The study’s authors were careful to say they could not explain why Chicago’s violence has gone up, though they said weather patterns, declines in finances for social services, and any changes in police response couldn’t be definitively linked to the sudden and dramatic increase. They did note, however, that more homicides were committed with guns in Chicago than other cities.

In 2016, about 91 percent of Chicago’s homicides were committed with a firearm, up from 88 percent last year, the study showed. When you compare that with 1998, the last time Chicago recorded over 700 homicides, about 76 percent of those victims were killed with guns, official Police Department statistics show.

Los Angeles’ homicides committed with guns averaged 72 percent from 2011 to 2015, and 60 percent in New York City, the study noted.

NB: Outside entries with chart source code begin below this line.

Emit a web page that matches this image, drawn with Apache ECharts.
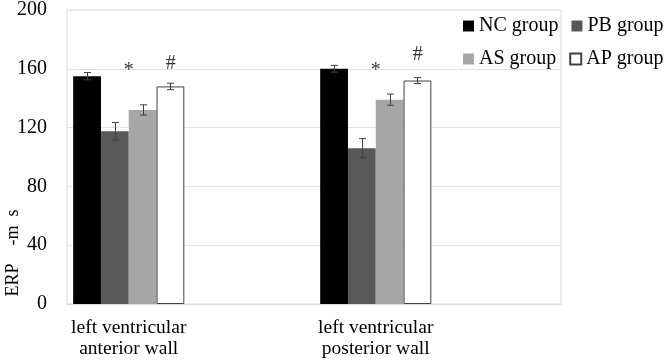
<!DOCTYPE html>
<html>
<head>
<meta charset="utf-8">
<script src="https://cdn.jsdelivr.net/npm/echarts@6/dist/echarts.min.js"></script>
<style>
  html, body { margin: 0; padding: 0; background: #fff; }
  #chart { width: 666px; height: 364px; }
</style>
</head>
<body>
<div id="chart"></div>
<script>
// categories (two blank slots keep each group in the left part of its half, like the original)
const categories = ['left ventricular\nanterior wall', '', 'left ventricular\nposterior wall', ''];
const seriesNames = ['NC group', 'PB group', 'AS group', 'AP group'];

const ncValues = [155, null, 160, null];
const pbValues = [117.5, null, 106, null];
const asValues = [132, null, 139, null];
const apValues = [148, null, 152, null];

const ncErr = [2.5, null, 2.3, null];
const pbErr = [6, null, 6.5, null];
const asErr = [3.5, null, 3.8, null];
const apErr = [2.2, null, 2, null];

// significance marks
const starValues = [159, null, 159, null];
const hashValues = [163.5, null, 169.5, null];

const yTicks = [0, 40, 80, 120, 160, 200];

const font = "'Liberation Serif', 'Times New Roman', serif";
const colors = ['#000000', '#585858', '#a6a6a6', '#ffffff'];
const catGap = 0.1;

const chart = echarts.init(document.getElementById('chart'), null, { renderer: 'canvas' });

function barSeries(name, data, idx) {
  return {
    name: name,
    type: 'bar',
    data: data,
    barGap: '0%',
    barCategoryGap: (catGap * 100) + '%',
    itemStyle: idx === 3
      ? { color: colors[idx], borderColor: '#404040', borderWidth: 1 }
      : { color: colors[idx] },
    z: 2
  };
}

function errSeries(values, errs, idx) {
  const data = [];
  values.forEach((v, i) => {
    if (v != null) data.push([i, v, errs[i], idx]);
  });
  return {
    type: 'custom',
    z: 5,
    silent: true,
    data: data,
    renderItem: function (params, api) {
      const c = api.coord([api.value(0), api.value(1)]);
      const band = api.size([1, 0])[0];
      const bw = band * (1 - catGap) / 4;
      const x = Math.round(c[0] + (api.value(3) - 1.5) * bw) + 0.5;
      const hi = api.coord([api.value(0), api.value(1) + api.value(2)])[1];
      const lo = api.coord([api.value(0), api.value(1) - api.value(2)])[1];
      const cap = 3.5;
      const st = { stroke: '#404040', lineWidth: 1 };
      return {
        type: 'group',
        children: [
          { type: 'line', shape: { x1: x, y1: hi, x2: x, y2: lo }, style: st },
          { type: 'line', shape: { x1: x - cap, y1: hi, x2: x + cap, y2: hi }, style: st },
          { type: 'line', shape: { x1: x - cap, y1: lo, x2: x + cap, y2: lo }, style: st }
        ]
      };
    }
  };
}

function markSeries(values, text, offset) {
  return {
    type: 'scatter',
    data: values,
    symbolSize: 1,
    itemStyle: { color: 'transparent' },
    silent: true,
    z: 6,
    label: {
      show: true,
      position: 'inside',
      formatter: text,
      offset: offset,
      color: '#000',
      fontFamily: font,
      fontSize: 20
    }
  };
}

const opt = {
  animation: false,
  grid: {
    left: 67,
    right: 105,
    top: 10,
    bottom: 60,
    outerBoundsMode: 'none',
    containLabel: false,
    show: true,
    borderColor: '#d9d9d9',
    borderWidth: 1
  },
  legend: {
    data: seriesNames,
    left: 463,
    top: 16,
    width: 230,
    padding: 0,
    itemWidth: 11,
    itemHeight: 11,
    itemGap: 13,
    icon: 'rect',
    selectedMode: false,
    formatter: '{a|{name}}',
    textStyle: {
      fontFamily: font,
      fontSize: 20,
      color: '#000',
      rich: { a: { fontFamily: font, fontSize: 20, color: '#000', width: 82 } }
    }
  },
  xAxis: {
    type: 'category',
    data: categories,
    axisTick: { show: false },
    axisLine: { lineStyle: { color: '#d9d9d9' } },
    axisLabel: {
      interval: 0,
      margin: 13,
      color: '#000',
      fontFamily: font,
      fontSize: 19.5,
      lineHeight: 21.5
    }
  },
  yAxis: {
    type: 'value',
    min: yTicks[0],
    max: yTicks[yTicks.length - 1],
    interval: yTicks[1] - yTicks[0],
    name: 'ERP    -m  s',
    nameLocation: 'middle',
    nameRotate: 90,
    nameGap: 45,
    nameMoveOverlap: false,
    nameTextStyle: {
      fontFamily: font,
      fontSize: 18,
      color: '#000',
      padding: [0, 192, 0, 0]
    },
    axisLine: { show: false },
    axisTick: { show: false },
    splitLine: { lineStyle: { color: '#e3e3e3' } },
    axisLabel: {
      margin: 20,
      color: '#000',
      fontFamily: font,
      fontSize: 20
    }
  },
  series: [
    barSeries(seriesNames[0], ncValues, 0),
    barSeries(seriesNames[1], pbValues, 1),
    barSeries(seriesNames[2], asValues, 2),
    barSeries(seriesNames[3], apValues, 3),
    errSeries(ncValues, ncErr, 0),
    errSeries(pbValues, pbErr, 1),
    errSeries(asValues, asErr, 2),
    errSeries(apValues, apErr, 3),
    markSeries(starValues, '*', [0, 0]),
    markSeries(hashValues, '#', [42, 0])
  ]
};

chart.setOption(opt);
</script>
</body>
</html>
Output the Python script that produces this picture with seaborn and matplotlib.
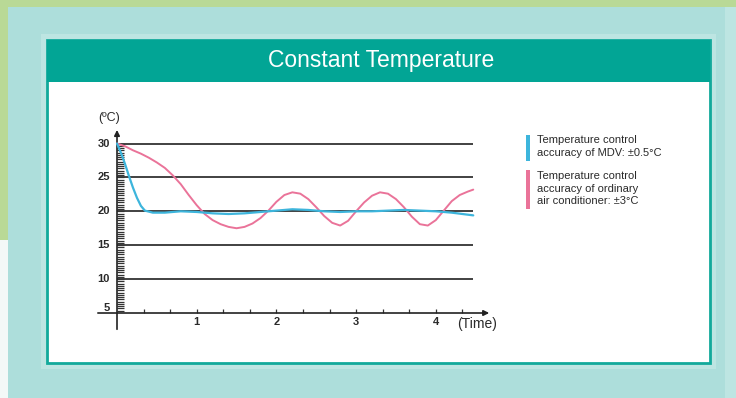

However, Jens Ludwig, a professor of social service administration, law and public policy at the University of Chicago, said that the study could not conclude whether there were actually more guns on Chicago’s streets this year compared with past years.

“There’s no way to know if more guns are flooding into Chicago because there’s no definitive measure of the numbers of guns in Chicago,” said Ludwig, one of the authors of the study.

Police struggle

The year was tumultuous for the Chicago Police Department, as it struggled to contain the rise in violence while also undergoing reforms sparked by the release of 2014 video that showed Officer Jason Van Dyke fatally shooting 17-year-old Laquan McDonald. A torrent of street protests followed.

A wide-ranging civil rights investigation by the U.S. Justice Department into the city’s police practices was launched. Van Dyke was charged with first-degree murder and Mayor Rahm Emanuel fired police Superintendent Garry McCarthy.